Many of you may already know this, but I live down in Austin Tx, and down here rain is a bit of a sight to see.
I always joke around saying that I will take all of the rain I can get.
But I never meant for it to be all at once…
Take a look at the image to the right.
(Sorry for the rough quality, but it was a rough morning.)
I snapped this from my phone, less than 1000 yards from my front door.
It may be a little hard to see but the water level is only about 4 feet from the bottom of the stop lights.
Over the course of only a few hours, we had well over a foot of rain come pouring down.
And I, as it happens most times when it rains, slept like a log, none the wiser of just how close I came to being the proud owner of a water bed…
It took a couple of days for the water to subside, and for us to really see the damage.
Lives were lost, homes were destroyed and cleanup is still underway.
If this were to happen to you, how prepared would you be?
Fellow Austinite, and writer Jeff Kubiszyn saw much of the same devastation that I did and he wanted to share a few tips with you about flood safety:
Halloween proved to be more of a trick than a treat for many families in Central Texas. Early morning rains turned creeks into raging rivers, which flooded neighborhoods and left residents scrambling on to their roofs for safety. For many residents, there was no warning. The Austin neighborhood of Onion Creek was one of the hardest hit. So much rain fell that the creek quickly left its banks and flooded the neighborhood. People woke to find water in their homes. Cars floated down streets.
Trapped in their homes, people sought refuge in attics or on top of roofs. Those with cell phones called for help. Rescuers plucked people off their roofs by boat and helicopter. Rescue operations went well into the day on Halloween. Family members waited desperately to get news on loved ones. Fortunately there was no loss of life. This was not the case in other Central Texas communities. In all, five people perished as a result of flooding in the area.
The weather can be unpredictable and become life-threatening in an instant. Improve your chances of surviving by creating a action plan. Keep in mind you may only have minutes to leave your home. Here are a few simple steps to include in your plan.
- Stay informed. Follow the weather forecast. Even though the weather can change in an instant, today’s forecasting technology gives us a pretty good idea of what to expect. This will help you develop a action plan. Purchase a NOAA weather radio.
- Plan your escape route in advance. How can you get out of the path of Mother Nature? Do you have multiple escape routes identified? Will these escape routes lead you away from, or back into danger? Understanding which way to flee may seem trivial, but in a chaotic situation you won’t have time to plan alternate routes. Leave early if possible. Remember that others will be trying to evacuate the area as well.
- Know where you are going. Where do you plan to ride out the storm? A family member’s home? The mall? A hotel?
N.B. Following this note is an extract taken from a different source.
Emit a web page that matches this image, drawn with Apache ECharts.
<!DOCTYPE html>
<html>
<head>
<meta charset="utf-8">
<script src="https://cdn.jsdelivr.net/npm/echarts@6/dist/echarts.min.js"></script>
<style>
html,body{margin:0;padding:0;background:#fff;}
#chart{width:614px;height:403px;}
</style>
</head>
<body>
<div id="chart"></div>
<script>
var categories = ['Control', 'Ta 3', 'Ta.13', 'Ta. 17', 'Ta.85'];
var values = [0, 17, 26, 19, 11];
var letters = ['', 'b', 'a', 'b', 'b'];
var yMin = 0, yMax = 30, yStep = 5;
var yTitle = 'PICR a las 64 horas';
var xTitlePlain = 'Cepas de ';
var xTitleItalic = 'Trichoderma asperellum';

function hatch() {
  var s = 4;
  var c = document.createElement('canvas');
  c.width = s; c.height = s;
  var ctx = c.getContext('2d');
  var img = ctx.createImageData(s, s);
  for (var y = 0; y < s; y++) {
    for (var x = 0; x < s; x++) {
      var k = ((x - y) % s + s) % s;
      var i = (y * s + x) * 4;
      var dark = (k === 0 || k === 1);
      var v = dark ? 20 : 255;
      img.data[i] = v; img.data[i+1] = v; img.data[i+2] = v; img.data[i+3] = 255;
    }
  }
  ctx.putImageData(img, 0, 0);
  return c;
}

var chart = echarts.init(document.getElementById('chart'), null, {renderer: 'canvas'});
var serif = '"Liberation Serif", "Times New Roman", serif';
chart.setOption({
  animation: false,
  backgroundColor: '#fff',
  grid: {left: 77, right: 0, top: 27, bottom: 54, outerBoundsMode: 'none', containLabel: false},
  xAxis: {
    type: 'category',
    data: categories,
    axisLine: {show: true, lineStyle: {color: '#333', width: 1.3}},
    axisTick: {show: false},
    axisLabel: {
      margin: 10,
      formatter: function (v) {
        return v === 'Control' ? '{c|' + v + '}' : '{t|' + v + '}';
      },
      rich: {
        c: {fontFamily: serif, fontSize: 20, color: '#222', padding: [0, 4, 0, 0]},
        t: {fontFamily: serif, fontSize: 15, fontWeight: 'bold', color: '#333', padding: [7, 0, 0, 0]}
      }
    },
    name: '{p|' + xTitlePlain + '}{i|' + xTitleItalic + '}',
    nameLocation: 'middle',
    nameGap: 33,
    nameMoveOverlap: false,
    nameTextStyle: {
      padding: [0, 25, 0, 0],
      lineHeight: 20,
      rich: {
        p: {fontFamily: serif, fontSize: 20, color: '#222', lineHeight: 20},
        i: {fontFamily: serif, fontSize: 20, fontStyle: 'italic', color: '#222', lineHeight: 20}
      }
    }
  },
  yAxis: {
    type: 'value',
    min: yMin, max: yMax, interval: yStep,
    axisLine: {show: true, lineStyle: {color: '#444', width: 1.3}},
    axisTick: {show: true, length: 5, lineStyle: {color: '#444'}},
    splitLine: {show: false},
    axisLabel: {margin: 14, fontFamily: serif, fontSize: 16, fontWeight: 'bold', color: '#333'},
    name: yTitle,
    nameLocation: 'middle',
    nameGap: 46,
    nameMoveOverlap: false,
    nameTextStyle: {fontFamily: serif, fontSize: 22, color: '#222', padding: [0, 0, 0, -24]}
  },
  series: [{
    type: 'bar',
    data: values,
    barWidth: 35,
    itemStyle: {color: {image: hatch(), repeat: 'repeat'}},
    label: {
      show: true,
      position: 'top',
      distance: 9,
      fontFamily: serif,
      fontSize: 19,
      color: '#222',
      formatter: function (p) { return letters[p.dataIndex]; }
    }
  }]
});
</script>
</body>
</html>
Make sure your place of refuge isn’t in the path of destruction or difficult to get to.
- Have a full tank of gas in your vehicle. Stopping at a gas station while an F4 tornado is barreling down on you is not advisable. Fill up in advance of approaching weather.
- Make sure your cell phone is charged. A dead cell phone is useless if you become lost or stranded.
- Pack a bag with survival essentials. If you must evacuate your home, have a bag ready with items you will need to survive. This should contain:
- Spare glasses (you won’t have time to put your contacts in)
- Wallet containing your ID, cash and a credit card
- Fully charged cell phone
- Car keys
- Have your escape pack or “bug out bag” close at hand. You should be able to grab it and go.
- Have your escape clothes already laid out. The time spent selecting an outfit could cost you your life.
- Pets. Factor in how to safely transport your pets. What pet supplies do you need to bring?
- Call someone and let them know what your escape plan is. Let a friend or family member know where you plan to go and that you will check in with them when you get there. This way, if you don’t make it to your final destination (or fail to check in), they can alert the authorities.
The 2013 Halloween floods are a reminder that Mother Nature is unpredictable. We are at her mercy. The best chance we give ourselves is to be prepared to act when the time comes. Preparedness can mean the difference between surviving a catastrophe, or becoming a statistic.
What other precautions can people take to better prepare themselves for a natural disaster?